#### Dataset excerpt:
====
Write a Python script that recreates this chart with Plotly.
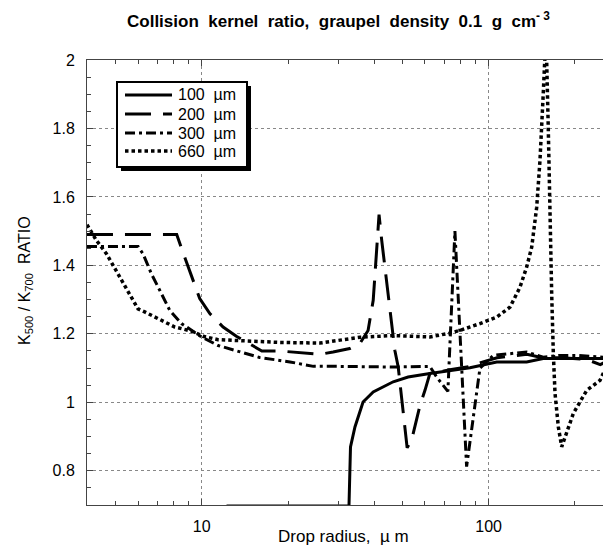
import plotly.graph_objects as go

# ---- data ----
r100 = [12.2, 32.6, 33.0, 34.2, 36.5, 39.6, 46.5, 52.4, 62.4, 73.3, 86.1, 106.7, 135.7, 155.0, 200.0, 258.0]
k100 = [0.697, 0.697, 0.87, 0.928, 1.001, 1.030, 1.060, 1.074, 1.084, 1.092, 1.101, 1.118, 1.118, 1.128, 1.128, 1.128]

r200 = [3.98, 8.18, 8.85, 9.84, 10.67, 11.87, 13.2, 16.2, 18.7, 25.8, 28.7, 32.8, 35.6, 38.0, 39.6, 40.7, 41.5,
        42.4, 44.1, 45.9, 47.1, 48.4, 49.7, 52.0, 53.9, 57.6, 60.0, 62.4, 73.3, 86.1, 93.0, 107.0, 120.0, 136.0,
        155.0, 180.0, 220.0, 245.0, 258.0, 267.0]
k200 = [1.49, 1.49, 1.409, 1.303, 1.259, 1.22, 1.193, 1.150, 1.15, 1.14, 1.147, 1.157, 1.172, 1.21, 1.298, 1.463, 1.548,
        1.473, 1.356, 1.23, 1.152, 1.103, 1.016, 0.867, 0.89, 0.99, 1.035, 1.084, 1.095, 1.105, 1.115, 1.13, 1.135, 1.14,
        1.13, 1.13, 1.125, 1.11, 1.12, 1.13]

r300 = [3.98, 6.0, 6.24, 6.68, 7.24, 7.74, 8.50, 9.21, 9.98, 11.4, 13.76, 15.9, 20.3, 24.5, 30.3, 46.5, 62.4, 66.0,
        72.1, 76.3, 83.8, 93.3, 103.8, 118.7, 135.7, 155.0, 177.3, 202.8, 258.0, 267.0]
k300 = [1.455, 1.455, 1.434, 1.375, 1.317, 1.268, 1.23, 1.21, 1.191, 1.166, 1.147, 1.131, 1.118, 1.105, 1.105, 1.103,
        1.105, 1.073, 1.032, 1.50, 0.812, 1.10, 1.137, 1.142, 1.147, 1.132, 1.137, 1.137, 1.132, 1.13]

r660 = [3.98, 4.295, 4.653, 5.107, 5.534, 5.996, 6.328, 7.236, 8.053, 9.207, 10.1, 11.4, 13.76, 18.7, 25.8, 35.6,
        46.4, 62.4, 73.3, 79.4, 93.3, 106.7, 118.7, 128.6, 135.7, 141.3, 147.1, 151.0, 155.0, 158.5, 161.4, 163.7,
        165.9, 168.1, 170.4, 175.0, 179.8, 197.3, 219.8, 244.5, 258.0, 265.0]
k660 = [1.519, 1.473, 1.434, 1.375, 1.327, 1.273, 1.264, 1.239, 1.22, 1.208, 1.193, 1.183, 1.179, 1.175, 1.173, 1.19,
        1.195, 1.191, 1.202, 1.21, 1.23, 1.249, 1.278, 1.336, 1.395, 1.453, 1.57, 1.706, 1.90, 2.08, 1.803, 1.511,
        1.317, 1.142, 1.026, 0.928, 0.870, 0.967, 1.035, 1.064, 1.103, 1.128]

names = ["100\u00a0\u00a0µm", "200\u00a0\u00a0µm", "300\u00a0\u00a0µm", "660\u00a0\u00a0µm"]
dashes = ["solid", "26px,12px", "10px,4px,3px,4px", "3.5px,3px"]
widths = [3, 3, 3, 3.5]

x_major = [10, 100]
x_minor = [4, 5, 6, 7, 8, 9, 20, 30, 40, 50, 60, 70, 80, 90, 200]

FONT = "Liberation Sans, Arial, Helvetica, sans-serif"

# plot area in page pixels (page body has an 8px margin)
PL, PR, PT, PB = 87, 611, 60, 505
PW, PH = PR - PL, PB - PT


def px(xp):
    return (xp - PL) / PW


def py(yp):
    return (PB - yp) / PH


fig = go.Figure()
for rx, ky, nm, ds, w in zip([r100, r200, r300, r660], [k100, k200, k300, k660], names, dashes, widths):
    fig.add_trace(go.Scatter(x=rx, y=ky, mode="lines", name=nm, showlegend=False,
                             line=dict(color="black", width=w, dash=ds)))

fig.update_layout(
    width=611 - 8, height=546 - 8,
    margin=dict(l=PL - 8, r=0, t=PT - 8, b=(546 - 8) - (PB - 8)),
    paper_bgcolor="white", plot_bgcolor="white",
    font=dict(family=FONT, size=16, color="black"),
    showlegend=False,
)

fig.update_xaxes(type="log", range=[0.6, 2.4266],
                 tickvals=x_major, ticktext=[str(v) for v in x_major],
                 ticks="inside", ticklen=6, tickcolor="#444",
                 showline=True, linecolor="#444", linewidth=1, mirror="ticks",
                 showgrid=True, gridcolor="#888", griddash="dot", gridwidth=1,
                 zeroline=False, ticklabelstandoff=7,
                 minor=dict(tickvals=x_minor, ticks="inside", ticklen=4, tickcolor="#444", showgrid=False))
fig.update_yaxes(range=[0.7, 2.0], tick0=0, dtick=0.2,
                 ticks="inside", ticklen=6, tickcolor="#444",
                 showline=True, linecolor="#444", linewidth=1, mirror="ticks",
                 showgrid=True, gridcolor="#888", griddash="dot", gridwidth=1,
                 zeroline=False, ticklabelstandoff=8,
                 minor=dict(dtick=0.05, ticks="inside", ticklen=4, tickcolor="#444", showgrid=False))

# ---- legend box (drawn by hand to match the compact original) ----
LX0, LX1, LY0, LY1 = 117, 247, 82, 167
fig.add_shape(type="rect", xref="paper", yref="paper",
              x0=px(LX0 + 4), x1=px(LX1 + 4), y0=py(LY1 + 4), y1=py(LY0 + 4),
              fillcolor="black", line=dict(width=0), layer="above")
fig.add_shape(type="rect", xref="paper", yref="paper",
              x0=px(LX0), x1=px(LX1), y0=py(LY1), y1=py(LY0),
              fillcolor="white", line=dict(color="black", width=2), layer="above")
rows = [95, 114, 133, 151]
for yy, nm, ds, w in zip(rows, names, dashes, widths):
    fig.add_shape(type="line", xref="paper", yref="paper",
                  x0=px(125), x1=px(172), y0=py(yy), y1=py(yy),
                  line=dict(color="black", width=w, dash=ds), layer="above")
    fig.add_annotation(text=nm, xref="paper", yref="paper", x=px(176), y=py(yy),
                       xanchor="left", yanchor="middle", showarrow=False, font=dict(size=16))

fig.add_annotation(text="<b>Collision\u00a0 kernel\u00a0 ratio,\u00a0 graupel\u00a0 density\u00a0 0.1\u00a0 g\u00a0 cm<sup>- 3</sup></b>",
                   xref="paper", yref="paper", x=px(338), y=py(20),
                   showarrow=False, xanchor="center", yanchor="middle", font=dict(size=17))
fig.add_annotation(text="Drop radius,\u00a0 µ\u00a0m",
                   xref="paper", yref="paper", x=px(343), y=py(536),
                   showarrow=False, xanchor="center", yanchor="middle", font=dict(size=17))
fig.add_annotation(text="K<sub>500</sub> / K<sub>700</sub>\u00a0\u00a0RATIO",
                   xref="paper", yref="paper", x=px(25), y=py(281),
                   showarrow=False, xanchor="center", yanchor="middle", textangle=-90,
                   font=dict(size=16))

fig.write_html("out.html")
====
#### Request:
Starting at the top of the listing above, reproduce each line up to and including the one with "import plotly.graph_objects as go"; omit the pictures.

#### Final result:
Write a Python script that recreates this chart with Plotly.
import plotly.graph_objects as go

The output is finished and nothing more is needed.